# [Task details]
Return the listing below unchanged, minus its pictures.

# [Provided material]

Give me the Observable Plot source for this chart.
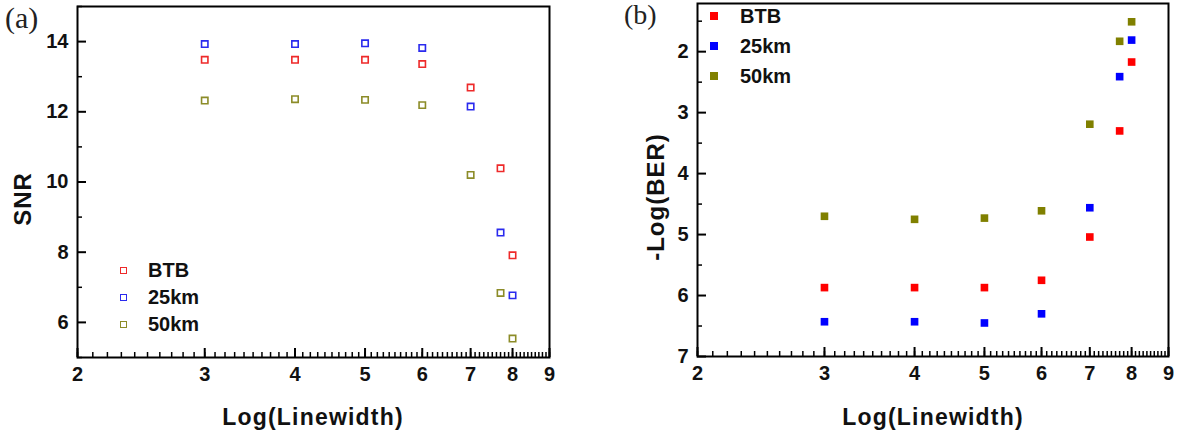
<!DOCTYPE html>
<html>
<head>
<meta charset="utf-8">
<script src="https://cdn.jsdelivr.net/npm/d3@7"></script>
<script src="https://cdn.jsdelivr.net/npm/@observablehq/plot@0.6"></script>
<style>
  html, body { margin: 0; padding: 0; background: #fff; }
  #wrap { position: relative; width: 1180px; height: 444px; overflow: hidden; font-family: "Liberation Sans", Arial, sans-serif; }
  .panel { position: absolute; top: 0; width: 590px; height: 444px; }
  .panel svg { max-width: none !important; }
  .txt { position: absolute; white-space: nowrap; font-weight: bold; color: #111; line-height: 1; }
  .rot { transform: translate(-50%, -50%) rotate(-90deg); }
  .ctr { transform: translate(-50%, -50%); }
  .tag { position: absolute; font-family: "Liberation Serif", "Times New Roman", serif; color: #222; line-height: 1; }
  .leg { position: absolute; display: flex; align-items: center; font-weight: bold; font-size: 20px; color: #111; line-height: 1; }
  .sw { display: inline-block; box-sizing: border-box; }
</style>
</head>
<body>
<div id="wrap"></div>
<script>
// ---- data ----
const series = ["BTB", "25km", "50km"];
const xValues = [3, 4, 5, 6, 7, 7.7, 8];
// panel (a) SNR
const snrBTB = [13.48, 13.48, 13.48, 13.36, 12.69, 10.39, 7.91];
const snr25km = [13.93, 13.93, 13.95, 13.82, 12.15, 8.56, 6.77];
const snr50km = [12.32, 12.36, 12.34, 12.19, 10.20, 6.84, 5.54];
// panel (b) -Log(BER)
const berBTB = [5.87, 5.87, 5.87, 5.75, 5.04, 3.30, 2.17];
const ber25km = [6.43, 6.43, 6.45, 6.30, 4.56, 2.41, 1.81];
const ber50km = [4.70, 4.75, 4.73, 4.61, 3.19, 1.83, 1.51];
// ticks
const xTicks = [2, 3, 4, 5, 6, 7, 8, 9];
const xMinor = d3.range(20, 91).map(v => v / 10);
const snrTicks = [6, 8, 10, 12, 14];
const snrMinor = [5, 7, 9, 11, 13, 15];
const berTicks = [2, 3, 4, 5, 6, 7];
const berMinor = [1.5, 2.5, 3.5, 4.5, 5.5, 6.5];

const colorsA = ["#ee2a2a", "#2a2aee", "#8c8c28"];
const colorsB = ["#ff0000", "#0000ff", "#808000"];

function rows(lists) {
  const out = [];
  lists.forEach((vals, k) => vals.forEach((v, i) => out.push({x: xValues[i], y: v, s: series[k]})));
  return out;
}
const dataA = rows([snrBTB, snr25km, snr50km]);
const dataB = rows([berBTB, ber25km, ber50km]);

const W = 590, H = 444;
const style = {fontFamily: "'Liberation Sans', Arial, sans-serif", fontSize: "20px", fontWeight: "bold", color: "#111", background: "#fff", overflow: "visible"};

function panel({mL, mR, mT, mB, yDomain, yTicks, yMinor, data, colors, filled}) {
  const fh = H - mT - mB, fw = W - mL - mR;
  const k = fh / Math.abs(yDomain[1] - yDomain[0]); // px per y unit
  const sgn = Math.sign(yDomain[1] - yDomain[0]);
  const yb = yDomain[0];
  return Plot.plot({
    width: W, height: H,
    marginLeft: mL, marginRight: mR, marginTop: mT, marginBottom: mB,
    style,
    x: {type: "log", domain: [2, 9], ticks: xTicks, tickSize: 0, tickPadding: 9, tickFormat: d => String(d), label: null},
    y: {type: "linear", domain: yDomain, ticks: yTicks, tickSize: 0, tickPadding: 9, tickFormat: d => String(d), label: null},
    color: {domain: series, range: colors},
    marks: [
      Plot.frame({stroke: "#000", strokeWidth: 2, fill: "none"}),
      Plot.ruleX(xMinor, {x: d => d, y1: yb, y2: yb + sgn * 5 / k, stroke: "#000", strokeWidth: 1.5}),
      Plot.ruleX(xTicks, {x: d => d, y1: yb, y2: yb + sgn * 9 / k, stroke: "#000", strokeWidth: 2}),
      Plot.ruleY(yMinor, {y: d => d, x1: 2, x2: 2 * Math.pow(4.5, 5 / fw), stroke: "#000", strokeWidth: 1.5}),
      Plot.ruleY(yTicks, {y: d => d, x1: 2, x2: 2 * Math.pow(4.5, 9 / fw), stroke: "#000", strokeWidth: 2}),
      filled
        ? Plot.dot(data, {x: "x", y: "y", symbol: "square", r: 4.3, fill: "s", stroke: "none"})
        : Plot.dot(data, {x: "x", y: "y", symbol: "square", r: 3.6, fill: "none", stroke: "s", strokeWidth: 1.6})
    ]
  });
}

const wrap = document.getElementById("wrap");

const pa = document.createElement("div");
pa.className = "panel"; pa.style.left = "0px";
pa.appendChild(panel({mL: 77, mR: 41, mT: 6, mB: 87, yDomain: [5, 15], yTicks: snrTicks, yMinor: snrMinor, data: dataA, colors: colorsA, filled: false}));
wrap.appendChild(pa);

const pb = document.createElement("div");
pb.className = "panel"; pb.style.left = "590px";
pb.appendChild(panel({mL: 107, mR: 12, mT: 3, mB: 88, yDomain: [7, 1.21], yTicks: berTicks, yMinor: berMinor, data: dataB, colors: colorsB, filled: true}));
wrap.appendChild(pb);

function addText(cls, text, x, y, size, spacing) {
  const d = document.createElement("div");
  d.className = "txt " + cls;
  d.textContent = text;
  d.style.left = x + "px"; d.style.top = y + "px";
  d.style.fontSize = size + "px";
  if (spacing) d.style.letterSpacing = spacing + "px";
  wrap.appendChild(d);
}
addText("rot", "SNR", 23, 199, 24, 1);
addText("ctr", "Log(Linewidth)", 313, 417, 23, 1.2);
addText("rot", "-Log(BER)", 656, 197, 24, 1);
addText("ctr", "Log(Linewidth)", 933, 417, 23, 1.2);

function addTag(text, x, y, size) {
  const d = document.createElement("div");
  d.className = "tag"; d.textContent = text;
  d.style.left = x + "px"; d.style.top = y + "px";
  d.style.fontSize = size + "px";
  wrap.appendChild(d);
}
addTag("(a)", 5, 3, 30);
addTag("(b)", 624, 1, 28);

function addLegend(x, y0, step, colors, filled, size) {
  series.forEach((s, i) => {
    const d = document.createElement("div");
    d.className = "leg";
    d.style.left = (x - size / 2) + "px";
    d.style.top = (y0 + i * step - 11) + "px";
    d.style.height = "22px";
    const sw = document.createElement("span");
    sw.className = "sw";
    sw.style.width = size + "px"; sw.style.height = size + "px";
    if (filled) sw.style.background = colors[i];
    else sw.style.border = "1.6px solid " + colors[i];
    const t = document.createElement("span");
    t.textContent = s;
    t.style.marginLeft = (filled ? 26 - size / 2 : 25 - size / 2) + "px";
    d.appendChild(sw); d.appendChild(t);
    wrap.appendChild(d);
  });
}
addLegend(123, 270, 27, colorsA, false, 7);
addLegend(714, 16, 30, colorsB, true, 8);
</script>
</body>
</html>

# [The result]
Give me the Observable Plot source for this chart.
<!DOCTYPE html>
<html>
<head>
<meta charset="utf-8">
<script src="https://cdn.jsdelivr.net/npm/d3@7"></script>
<script src="https://cdn.jsdelivr.net/npm/@observablehq/plot@0.6"></script>
<style>
  html, body { margin: 0; padding: 0; background: #fff; }
  #wrap { position: relative; width: 1180px; height: 444px; overflow: hidden; font-family: "Liberation Sans", Arial, sans-serif; }
  .panel { position: absolute; top: 0; width: 590px; height: 444px; }
  .panel svg { max-width: none !important; }
  .txt { position: absolute; white-space: nowrap; font-weight: bold; color: #111; line-height: 1; }
  .rot { transform: translate(-50%, -50%) rotate(-90deg); }
  .ctr { transform: translate(-50%, -50%); }
  .tag { position: absolute; font-family: "Liberation Serif", "Times New Roman", serif; color: #222; line-height: 1; }
  .leg { position: absolute; display: flex; align-items: center; font-weight: bold; font-size: 20px; color: #111; line-height: 1; }
  .sw { display: inline-block; box-sizing: border-box; }
</style>
</head>
<body>
<div id="wrap"></div>
<script>
// ---- data ----
const series = ["BTB", "25km", "50km"];
const xValues = [3, 4, 5, 6, 7, 7.7, 8];
// panel (a) SNR
const snrBTB = [13.48, 13.48, 13.48, 13.36, 12.69, 10.39, 7.91];
const snr25km = [13.93, 13.93, 13.95, 13.82, 12.15, 8.56, 6.77];
const snr50km = [12.32, 12.36, 12.34, 12.19, 10.20, 6.84, 5.54];
// panel (b) -Log(BER)
const berBTB = [5.87, 5.87, 5.87, 5.75, 5.04, 3.30, 2.17];
const ber25km = [6.43, 6.43, 6.45, 6.30, 4.56, 2.41, 1.81];
const ber50km = [4.70, 4.75, 4.73, 4.61, 3.19, 1.83, 1.51];
// ticks
const xTicks = [2, 3, 4, 5, 6, 7, 8, 9];
const xMinor = d3.range(20, 91).map(v => v / 10);
const snrTicks = [6, 8, 10, 12, 14];
const snrMinor = [5, 7, 9, 11, 13, 15];
const berTicks = [2, 3, 4, 5, 6, 7];
const berMinor = [1.5, 2.5, 3.5, 4.5, 5.5, 6.5];

const colorsA = ["#ee2a2a", "#2a2aee", "#8c8c28"];
const colorsB = ["#ff0000", "#0000ff", "#808000"];

function rows(lists) {
  const out = [];
  lists.forEach((vals, k) => vals.forEach((v, i) => out.push({x: xValues[i], y: v, s: series[k]})));
  return out;
}
const dataA = rows([snrBTB, snr25km, snr50km]);
const dataB = rows([berBTB, ber25km, ber50km]);

const W = 590, H = 444;
const style = {fontFamily: "'Liberation Sans', Arial, sans-serif", fontSize: "20px", fontWeight: "bold", color: "#111", background: "#fff", overflow: "visible"};

function panel({mL, mR, mT, mB, yDomain, yTicks, yMinor, data, colors, filled}) {
  const fh = H - mT - mB, fw = W - mL - mR;
  const k = fh / Math.abs(yDomain[1] - yDomain[0]); // px per y unit
  const sgn = Math.sign(yDomain[1] - yDomain[0]);
  const yb = yDomain[0];
  return Plot.plot({
    width: W, height: H,
    marginLeft: mL, marginRight: mR, marginTop: mT, marginBottom: mB,
    style,
    x: {type: "log", domain: [2, 9], ticks: xTicks, tickSize: 0, tickPadding: 9, tickFormat: d => String(d), label: null},
    y: {type: "linear", domain: yDomain, ticks: yTicks, tickSize: 0, tickPadding: 9, tickFormat: d => String(d), label: null},
    color: {domain: series, range: colors},
    marks: [
      Plot.frame({stroke: "#000", strokeWidth: 2, fill: "none"}),
      Plot.ruleX(xMinor, {x: d => d, y1: yb, y2: yb + sgn * 5 / k, stroke: "#000", strokeWidth: 1.5}),
      Plot.ruleX(xTicks, {x: d => d, y1: yb, y2: yb + sgn * 9 / k, stroke: "#000", strokeWidth: 2}),
      Plot.ruleY(yMinor, {y: d => d, x1: 2, x2: 2 * Math.pow(4.5, 5 / fw), stroke: "#000", strokeWidth: 1.5}),
      Plot.ruleY(yTicks, {y: d => d, x1: 2, x2: 2 * Math.pow(4.5, 9 / fw), stroke: "#000", strokeWidth: 2}),
      filled
        ? Plot.dot(data, {x: "x", y: "y", symbol: "square", r: 4.3, fill: "s", stroke: "none"})
        : Plot.dot(data, {x: "x", y: "y", symbol: "square", r: 3.6, fill: "none", stroke: "s", strokeWidth: 1.6})
    ]
  });
}

const wrap = document.getElementById("wrap");

const pa = document.createElement("div");
pa.className = "panel"; pa.style.left = "0px";
pa.appendChild(panel({mL: 77, mR: 41, mT: 6, mB: 87, yDomain: [5, 15], yTicks: snrTicks, yMinor: snrMinor, data: dataA, colors: colorsA, filled: false}));
wrap.appendChild(pa);

const pb = document.createElement("div");
pb.className = "panel"; pb.style.left = "590px";
pb.appendChild(panel({mL: 107, mR: 12, mT: 3, mB: 88, yDomain: [7, 1.21], yTicks: berTicks, yMinor: berMinor, data: dataB, colors: colorsB, filled: true}));
wrap.appendChild(pb);

function addText(cls, text, x, y, size, spacing) {
  const d = document.createElement("div");
  d.className = "txt " + cls;
  d.textContent = text;
  d.style.left = x + "px"; d.style.top = y + "px";
  d.style.fontSize = size + "px";
  if (spacing) d.style.letterSpacing = spacing + "px";
  wrap.appendChild(d);
}
addText("rot", "SNR", 23, 199, 24, 1);
addText("ctr", "Log(Linewidth)", 313, 417, 23, 1.2);
addText("rot", "-Log(BER)", 656, 197, 24, 1);
addText("ctr", "Log(Linewidth)", 933, 417, 23, 1.2);

function addTag(text, x, y, size) {
  const d = document.createElement("div");
  d.className = "tag"; d.textContent = text;
  d.style.left = x + "px"; d.style.top = y + "px";
  d.style.fontSize = size + "px";
  wrap.appendChild(d);
}
addTag("(a)", 5, 3, 30);
addTag("(b)", 624, 1, 28);

function addLegend(x, y0, step, colors, filled, size) {
  series.forEach((s, i) => {
    const d = document.createElement("div");
    d.className = "leg";
    d.style.left = (x - size / 2) + "px";
    d.style.top = (y0 + i * step - 11) + "px";
    d.style.height = "22px";
    const sw = document.createElement("span");
    sw.className = "sw";
    sw.style.width = size + "px"; sw.style.height = size + "px";
    if (filled) sw.style.background = colors[i];
    else sw.style.border = "1.6px solid " + colors[i];
    const t = document.createElement("span");
    t.textContent = s;
    t.style.marginLeft = (filled ? 26 - size / 2 : 25 - size / 2) + "px";
    d.appendChild(sw); d.appendChild(t);
    wrap.appendChild(d);
  });
}
addLegend(123, 270, 27, colorsA, false, 7);
addLegend(714, 16, 30, colorsB, true, 8);
</script>
</body>
</html>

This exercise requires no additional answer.